--- BEGIN RECORDS FOR THE TASK ---

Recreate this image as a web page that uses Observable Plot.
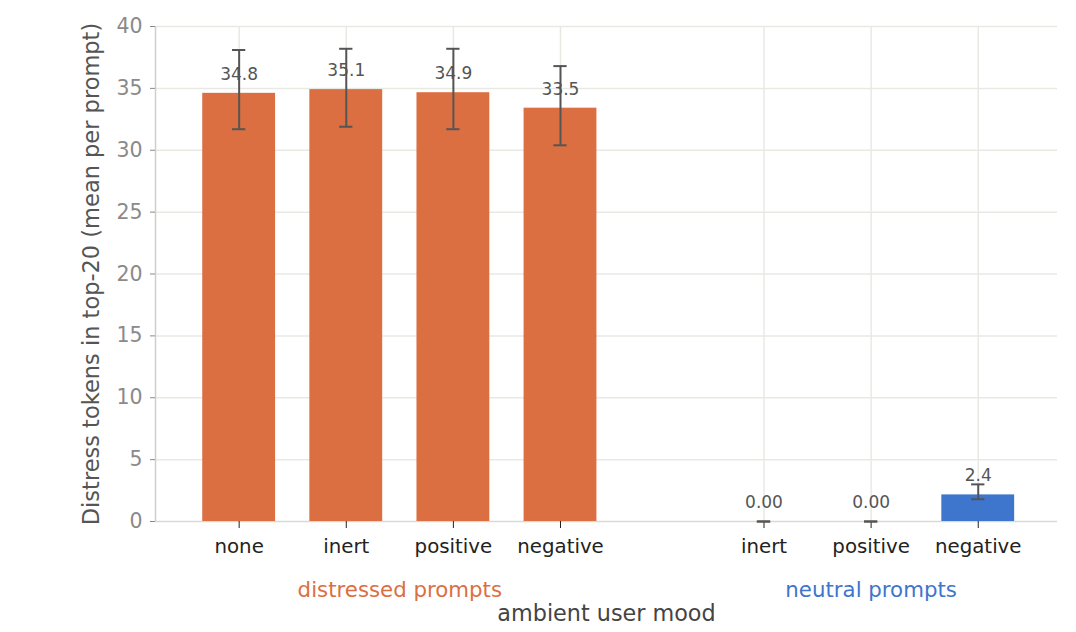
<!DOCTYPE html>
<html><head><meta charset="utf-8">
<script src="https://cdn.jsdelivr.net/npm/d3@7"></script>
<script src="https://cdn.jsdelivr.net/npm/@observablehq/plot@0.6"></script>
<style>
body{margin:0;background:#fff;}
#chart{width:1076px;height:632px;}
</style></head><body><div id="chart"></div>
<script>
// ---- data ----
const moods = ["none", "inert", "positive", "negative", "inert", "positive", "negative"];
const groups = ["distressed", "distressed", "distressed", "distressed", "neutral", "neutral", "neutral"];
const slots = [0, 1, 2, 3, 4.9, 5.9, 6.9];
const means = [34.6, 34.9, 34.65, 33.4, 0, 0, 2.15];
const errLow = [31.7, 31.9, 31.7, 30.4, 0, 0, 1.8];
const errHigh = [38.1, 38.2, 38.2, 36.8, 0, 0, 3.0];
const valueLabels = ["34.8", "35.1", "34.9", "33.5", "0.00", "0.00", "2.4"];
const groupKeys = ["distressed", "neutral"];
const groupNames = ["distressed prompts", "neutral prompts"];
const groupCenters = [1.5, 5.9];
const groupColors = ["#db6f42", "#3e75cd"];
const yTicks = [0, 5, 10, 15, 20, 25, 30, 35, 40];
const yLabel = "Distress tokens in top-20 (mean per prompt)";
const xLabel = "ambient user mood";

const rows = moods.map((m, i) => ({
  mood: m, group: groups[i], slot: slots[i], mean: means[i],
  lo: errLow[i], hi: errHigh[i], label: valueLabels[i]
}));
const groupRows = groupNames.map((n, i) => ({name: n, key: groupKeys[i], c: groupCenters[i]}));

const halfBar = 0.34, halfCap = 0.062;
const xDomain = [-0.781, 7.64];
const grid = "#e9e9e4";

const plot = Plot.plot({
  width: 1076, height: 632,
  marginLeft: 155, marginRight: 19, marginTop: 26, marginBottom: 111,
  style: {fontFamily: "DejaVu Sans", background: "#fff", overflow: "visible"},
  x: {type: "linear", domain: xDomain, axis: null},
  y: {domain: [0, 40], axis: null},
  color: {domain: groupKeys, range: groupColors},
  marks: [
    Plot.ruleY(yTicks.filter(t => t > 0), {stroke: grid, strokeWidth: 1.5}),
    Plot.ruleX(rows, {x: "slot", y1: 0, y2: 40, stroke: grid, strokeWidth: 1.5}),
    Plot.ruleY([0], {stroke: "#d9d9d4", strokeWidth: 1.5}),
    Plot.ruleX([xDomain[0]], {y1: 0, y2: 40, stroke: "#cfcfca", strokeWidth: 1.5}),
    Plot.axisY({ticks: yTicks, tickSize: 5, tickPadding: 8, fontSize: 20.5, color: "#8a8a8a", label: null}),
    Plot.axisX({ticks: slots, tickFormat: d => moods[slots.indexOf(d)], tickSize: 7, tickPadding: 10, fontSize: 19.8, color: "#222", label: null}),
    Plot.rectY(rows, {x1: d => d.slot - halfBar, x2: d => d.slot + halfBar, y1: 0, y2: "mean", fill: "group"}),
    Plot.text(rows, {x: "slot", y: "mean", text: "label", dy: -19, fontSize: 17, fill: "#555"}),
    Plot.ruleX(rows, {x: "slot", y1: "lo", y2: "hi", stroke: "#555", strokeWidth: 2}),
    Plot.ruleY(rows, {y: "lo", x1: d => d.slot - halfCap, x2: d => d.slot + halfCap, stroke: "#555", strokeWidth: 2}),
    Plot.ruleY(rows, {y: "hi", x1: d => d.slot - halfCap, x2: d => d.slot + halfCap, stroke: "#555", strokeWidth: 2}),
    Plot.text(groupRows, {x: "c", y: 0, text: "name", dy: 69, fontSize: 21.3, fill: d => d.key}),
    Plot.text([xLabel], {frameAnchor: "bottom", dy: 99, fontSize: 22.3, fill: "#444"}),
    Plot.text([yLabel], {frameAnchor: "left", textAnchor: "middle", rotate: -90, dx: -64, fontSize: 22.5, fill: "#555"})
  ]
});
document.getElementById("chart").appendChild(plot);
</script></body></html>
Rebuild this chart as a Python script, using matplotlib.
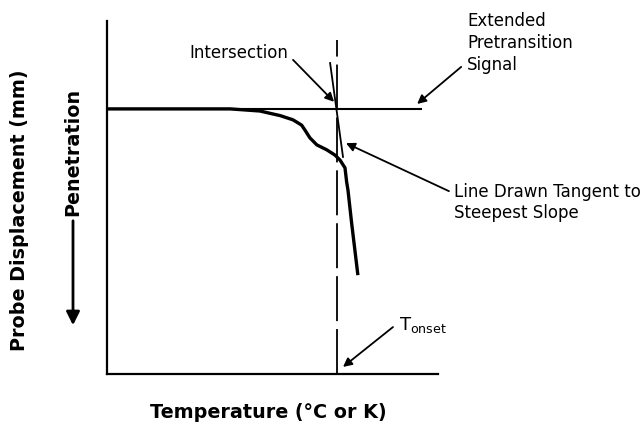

--- END RECORDS FOR THE TASK ---

PROBLEM REQUIREMENTS: Tally up the lines in the preceding listing that contain the string "script". Respond with the number and nothing else.

TASK ANSWER: 5